WRITTEN EXERCISE –
Word for word, copy all the data and drop the pictures.

———

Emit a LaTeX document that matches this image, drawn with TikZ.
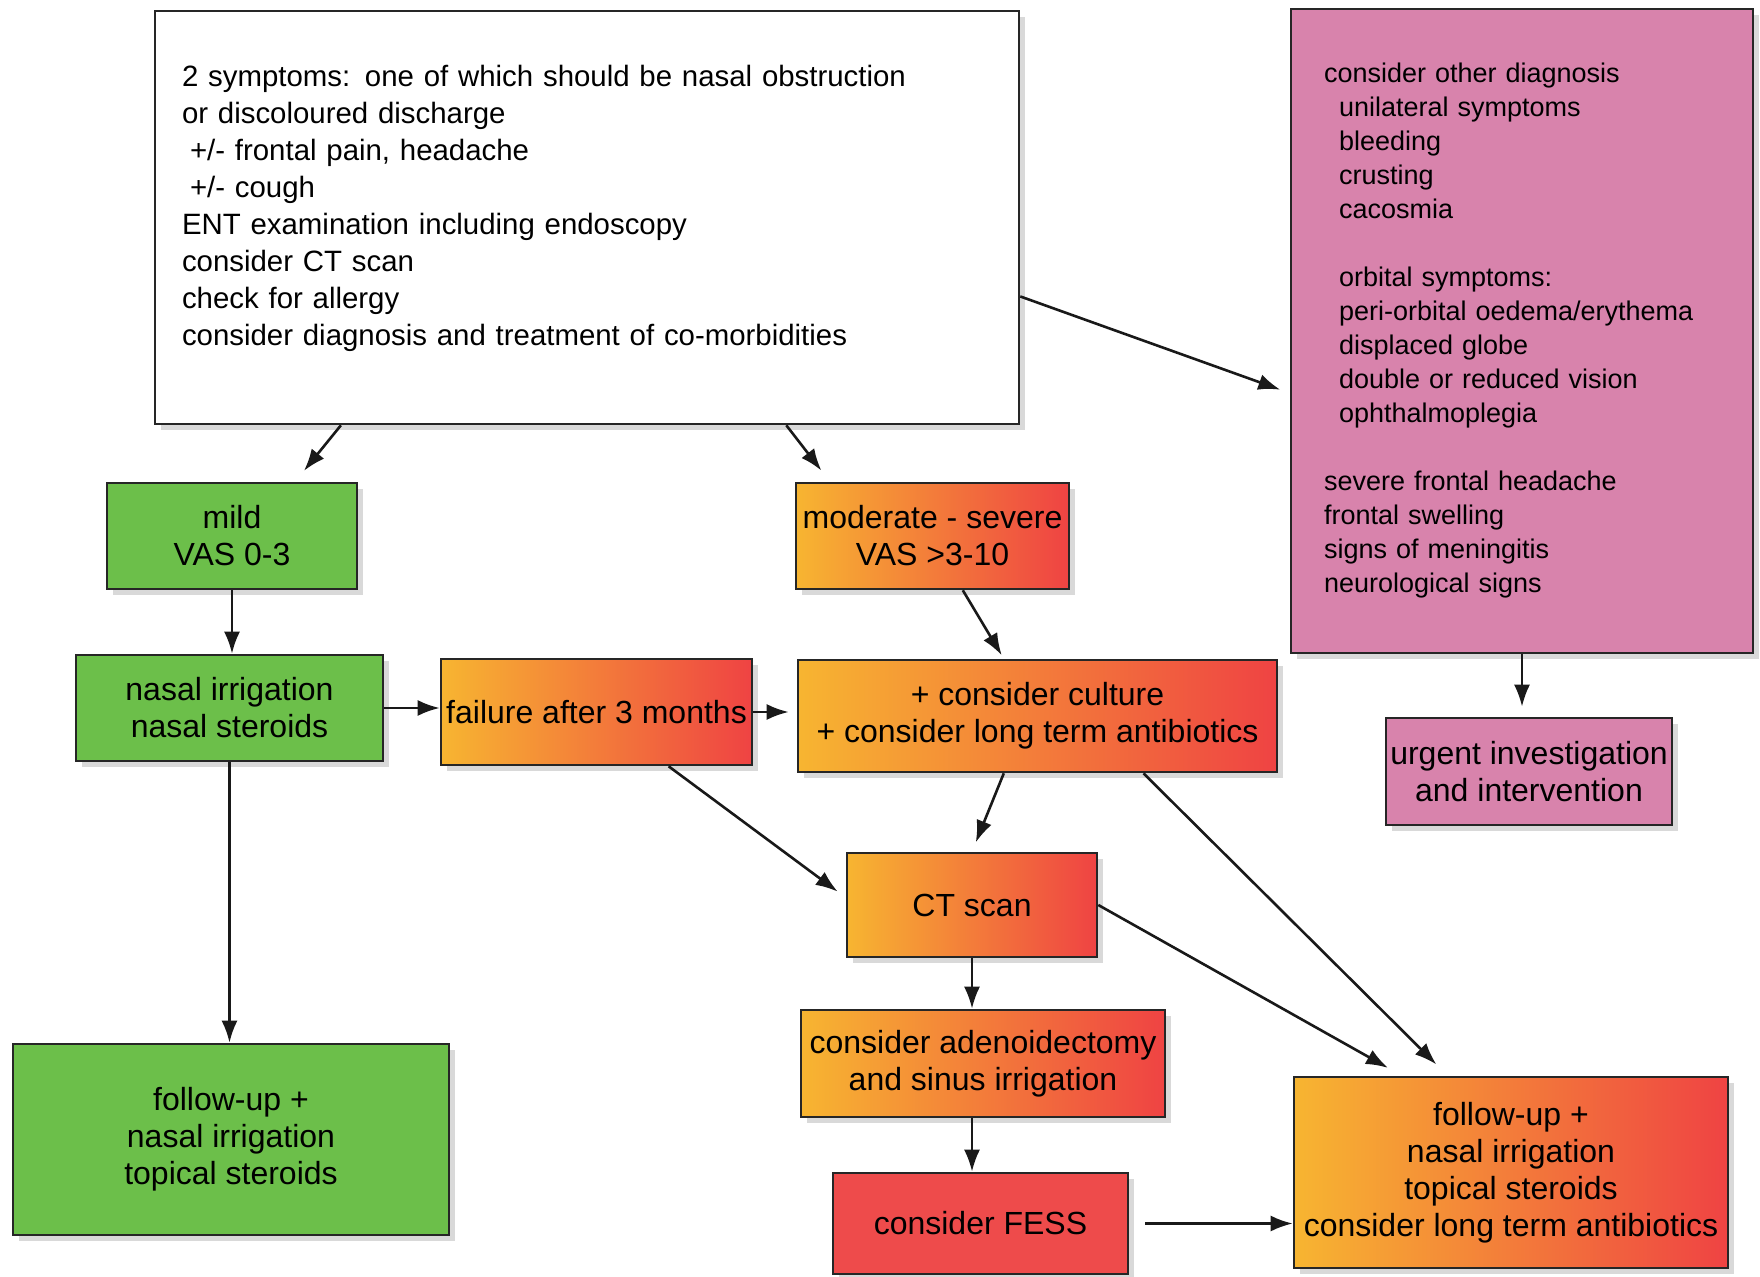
\documentclass[tikz,border=0pt]{standalone}
\usepackage{fontspec}
\setmainfont{Liberation Sans}
\usetikzlibrary{calc,arrows.meta,shadows}

\definecolor{leafgreen}{HTML}{6CBF4A}
\definecolor{warmamber}{HTML}{F7B531}
\definecolor{warmred}{HTML}{EF4343}
\definecolor{fessred}{HTML}{EE4B4B}
\definecolor{flagpink}{HTML}{D883AC}

\tikzset{
  box/.style={draw=black!85, line width=1.3pt, inner sep=0pt, align=center,
    font=\fontsize{16}{18.5}\selectfont,
    drop shadow={shadow xshift=3pt, shadow yshift=-3pt, opacity=0.3}},
  greenbox/.style={box, fill=leafgreen},
  warmbox/.style={box, left color=warmamber, right color=warmred},
  fessbox/.style={box, fill=fessred},
  pinkbox/.style={box, fill=flagpink},
  arr/.style={-{Latex[length=11pt,width=8pt]}, line width=1.3pt, draw=black!90}
}

\begin{document}
\begin{tikzpicture}[x=0.5pt,y=-0.5pt]
	%%%%% START %%%%%
	\useasboundingbox (0,0) rectangle (1760,1277);
	
	% assessment
	\node[box, fill=white, minimum width=432pt, minimum height=206.5pt, text width=405pt, align=left,
	  font=\fontsize{14.7}{18.5}\selectfont] (exam) at (587,217.5)
	  {2 symptoms: one of which should be nasal obstruction\\
	   or discoloured discharge\\
	   \hspace*{4pt}+/- frontal pain, headache\\
	   \hspace*{4pt}+/- cough\\
	   ENT examination including endoscopy\\
	   consider CT scan\\
	   check for allergy\\
	   consider diagnosis and treatment of co-morbidities\\[-6pt]\mbox{}};
	
	% red flags
	\node[pinkbox, minimum width=231pt, minimum height=322pt, text width=198pt, align=left,
	  font=\fontsize{13.5}{17}\selectfont] (redflag) at (1522,331)
	  {consider other diagnosis\\
	   \hspace*{7.5pt}unilateral symptoms\\
	   \hspace*{7.5pt}bleeding\\
	   \hspace*{7.5pt}crusting\\
	   \hspace*{7.5pt}cacosmia\\[17pt]
	   \hspace*{7.5pt}orbital symptoms:\\
	   \hspace*{7.5pt}peri-orbital oedema/erythema\\
	   \hspace*{7.5pt}displaced globe\\
	   \hspace*{7.5pt}double or reduced vision\\
	   \hspace*{7.5pt}ophthalmoplegia\\[17pt]
	   severe frontal headache\\
	   frontal swelling\\
	   signs of meningitis\\
	   neurological signs};
	\node[pinkbox, minimum width=143pt, minimum height=53.5pt] (urgent) at (1529,771.5)
	  {urgent investigation\\and intervention};
	
	% mild
	\node[greenbox, minimum width=125pt, minimum height=53pt] (mild) at (232,536) {mild\\VAS 0-3};
	\node[greenbox, minimum width=153.5pt, minimum height=53pt] (nasal) at (229.5,708)
	  {nasal irrigation\\nasal steroids};
	\node[greenbox, minimum width=218pt, minimum height=95.5pt] (fuL) at (231,1139.5)
	  {follow-up +\\nasal irrigation\\topical steroids};
	
	% moderate - severe
	\node[warmbox, minimum width=155.5pt, minimum height=53pt] (fail) at (596.5,712) {failure after 3 months};
	\node[warmbox, minimum width=136.5pt, minimum height=53pt] (moder) at (932.5,536)
	  {moderate - severe\\VAS >3-10};
	\node[warmbox, minimum width=239.5pt, minimum height=56pt] (cult) at (1037.5,716)
	  {+ consider culture\\+ consider long term antibiotics};
	\node[warmbox, minimum width=125pt, minimum height=52pt] (ct) at (972,905) {CT scan};
	\node[warmbox, minimum width=182pt, minimum height=53.5pt] (adeno) at (983,1063.5)
	  {consider adenoidectomy\\and sinus irrigation};
	\node[fessbox, minimum width=147.5pt, minimum height=50.5pt] (fess) at (980.5,1223.5) {consider FESS};
	\node[warmbox, minimum width=217pt, minimum height=95.5pt] (fuR) at (1511,1172.5)
	  {follow-up +\\nasal irrigation\\topical steroids\\consider long term antibiotics};
	
	% arrows
	\draw[arr, shorten >=7pt] ($(exam.south west)!.216!(exam.south east)$) -- ($(mild.north west)!.75!(mild.north east)$);
	\draw[arr, shorten >=7pt] ($(exam.south west)!.73!(exam.south east)$) -- ($(moder.north west)!.128!(moder.north east)$);
	\draw[arr, shorten >=5pt] ($(exam.north east)!.69!(exam.south east)$) -- ($(redflag.north west)!.596!(redflag.south west)$);
	\draw[arr] (mild.south) -- (mild.south |- nasal.north);
	\draw[arr] (nasal.east) -- (nasal.east -| fail.west);
	\draw[arr, shorten >=4pt] (fail.east) -- (fail.east -| cult.west);
	\draw[arr, shorten >=2pt] ($(moder.south west)!.61!(moder.south east)$) -- ($(cult.north west)!.43!(cult.north east)$);
	\draw[arr, shorten >=5pt] ($(fail.south west)!.73!(fail.south east)$) -- ($(ct.north west)!.43!(ct.south west)$);
	\draw[arr, shorten >=5pt] ($(cult.south west)!.43!(cult.south east)$) -- (ct.north);
	\draw[arr, shorten >=8pt] ($(cult.south west)!.72!(cult.south east)$) -- ($(fuR.north west)!.355!(fuR.north east)$);
	\draw[arr, shorten >=8pt] (ct.east) -- ($(fuR.north west)!.25!(fuR.north east)$);
	\draw[arr] (ct.south) -- (ct.south |- adeno.north);
	\draw[arr] (ct.south |- adeno.south) -- (ct.south |- fess.north);
	\draw[arr, shorten <=8pt] (fess.east) -- (fess.east -| fuR.west);
	\draw[arr, shorten >=5pt] (redflag.south) -- (redflag.south |- urgent.north);
	\draw[arr] (nasal.south) -- (nasal.south |- fuL.north);
	
	%%%%% END %%%%%
\end{tikzpicture}
\end{document}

———

EXERCISE RESPONSE –
Emit a LaTeX document that matches this image, drawn with TikZ.
\documentclass[tikz,border=0pt]{standalone}
\usepackage{fontspec}
\setmainfont{Liberation Sans}
\usetikzlibrary{calc,arrows.meta,shadows}

\definecolor{leafgreen}{HTML}{6CBF4A}
\definecolor{warmamber}{HTML}{F7B531}
\definecolor{warmred}{HTML}{EF4343}
\definecolor{fessred}{HTML}{EE4B4B}
\definecolor{flagpink}{HTML}{D883AC}

\tikzset{
  box/.style={draw=black!85, line width=1.3pt, inner sep=0pt, align=center,
    font=\fontsize{16}{18.5}\selectfont,
    drop shadow={shadow xshift=3pt, shadow yshift=-3pt, opacity=0.3}},
  greenbox/.style={box, fill=leafgreen},
  warmbox/.style={box, left color=warmamber, right color=warmred},
  fessbox/.style={box, fill=fessred},
  pinkbox/.style={box, fill=flagpink},
  arr/.style={-{Latex[length=11pt,width=8pt]}, line width=1.3pt, draw=black!90}
}

\begin{document}
\begin{tikzpicture}[x=0.5pt,y=-0.5pt]
	%%%%% START %%%%%
	\useasboundingbox (0,0) rectangle (1760,1277);
	
	% assessment
	\node[box, fill=white, minimum width=432pt, minimum height=206.5pt, text width=405pt, align=left,
	  font=\fontsize{14.7}{18.5}\selectfont] (exam) at (587,217.5)
	  {2 symptoms: one of which should be nasal obstruction\\
	   or discoloured discharge\\
	   \hspace*{4pt}+/- frontal pain, headache\\
	   \hspace*{4pt}+/- cough\\
	   ENT examination including endoscopy\\
	   consider CT scan\\
	   check for allergy\\
	   consider diagnosis and treatment of co-morbidities\\[-6pt]\mbox{}};
	
	% red flags
	\node[pinkbox, minimum width=231pt, minimum height=322pt, text width=198pt, align=left,
	  font=\fontsize{13.5}{17}\selectfont] (redflag) at (1522,331)
	  {consider other diagnosis\\
	   \hspace*{7.5pt}unilateral symptoms\\
	   \hspace*{7.5pt}bleeding\\
	   \hspace*{7.5pt}crusting\\
	   \hspace*{7.5pt}cacosmia\\[17pt]
	   \hspace*{7.5pt}orbital symptoms:\\
	   \hspace*{7.5pt}peri-orbital oedema/erythema\\
	   \hspace*{7.5pt}displaced globe\\
	   \hspace*{7.5pt}double or reduced vision\\
	   \hspace*{7.5pt}ophthalmoplegia\\[17pt]
	   severe frontal headache\\
	   frontal swelling\\
	   signs of meningitis\\
	   neurological signs};
	\node[pinkbox, minimum width=143pt, minimum height=53.5pt] (urgent) at (1529,771.5)
	  {urgent investigation\\and intervention};
	
	% mild
	\node[greenbox, minimum width=125pt, minimum height=53pt] (mild) at (232,536) {mild\\VAS 0-3};
	\node[greenbox, minimum width=153.5pt, minimum height=53pt] (nasal) at (229.5,708)
	  {nasal irrigation\\nasal steroids};
	\node[greenbox, minimum width=218pt, minimum height=95.5pt] (fuL) at (231,1139.5)
	  {follow-up +\\nasal irrigation\\topical steroids};
	
	% moderate - severe
	\node[warmbox, minimum width=155.5pt, minimum height=53pt] (fail) at (596.5,712) {failure after 3 months};
	\node[warmbox, minimum width=136.5pt, minimum height=53pt] (moder) at (932.5,536)
	  {moderate - severe\\VAS >3-10};
	\node[warmbox, minimum width=239.5pt, minimum height=56pt] (cult) at (1037.5,716)
	  {+ consider culture\\+ consider long term antibiotics};
	\node[warmbox, minimum width=125pt, minimum height=52pt] (ct) at (972,905) {CT scan};
	\node[warmbox, minimum width=182pt, minimum height=53.5pt] (adeno) at (983,1063.5)
	  {consider adenoidectomy\\and sinus irrigation};
	\node[fessbox, minimum width=147.5pt, minimum height=50.5pt] (fess) at (980.5,1223.5) {consider FESS};
	\node[warmbox, minimum width=217pt, minimum height=95.5pt] (fuR) at (1511,1172.5)
	  {follow-up +\\nasal irrigation\\topical steroids\\consider long term antibiotics};
	
	% arrows
	\draw[arr, shorten >=7pt] ($(exam.south west)!.216!(exam.south east)$) -- ($(mild.north west)!.75!(mild.north east)$);
	\draw[arr, shorten >=7pt] ($(exam.south west)!.73!(exam.south east)$) -- ($(moder.north west)!.128!(moder.north east)$);
	\draw[arr, shorten >=5pt] ($(exam.north east)!.69!(exam.south east)$) -- ($(redflag.north west)!.596!(redflag.south west)$);
	\draw[arr] (mild.south) -- (mild.south |- nasal.north);
	\draw[arr] (nasal.east) -- (nasal.east -| fail.west);
	\draw[arr, shorten >=4pt] (fail.east) -- (fail.east -| cult.west);
	\draw[arr, shorten >=2pt] ($(moder.south west)!.61!(moder.south east)$) -- ($(cult.north west)!.43!(cult.north east)$);
	\draw[arr, shorten >=5pt] ($(fail.south west)!.73!(fail.south east)$) -- ($(ct.north west)!.43!(ct.south west)$);
	\draw[arr, shorten >=5pt] ($(cult.south west)!.43!(cult.south east)$) -- (ct.north);
	\draw[arr, shorten >=8pt] ($(cult.south west)!.72!(cult.south east)$) -- ($(fuR.north west)!.355!(fuR.north east)$);
	\draw[arr, shorten >=8pt] (ct.east) -- ($(fuR.north west)!.25!(fuR.north east)$);
	\draw[arr] (ct.south) -- (ct.south |- adeno.north);
	\draw[arr] (ct.south |- adeno.south) -- (ct.south |- fess.north);
	\draw[arr, shorten <=8pt] (fess.east) -- (fess.east -| fuR.west);
	\draw[arr, shorten >=5pt] (redflag.south) -- (redflag.south |- urgent.north);
	\draw[arr] (nasal.south) -- (nasal.south |- fuL.north);
	
	%%%%% END %%%%%
\end{tikzpicture}
\end{document}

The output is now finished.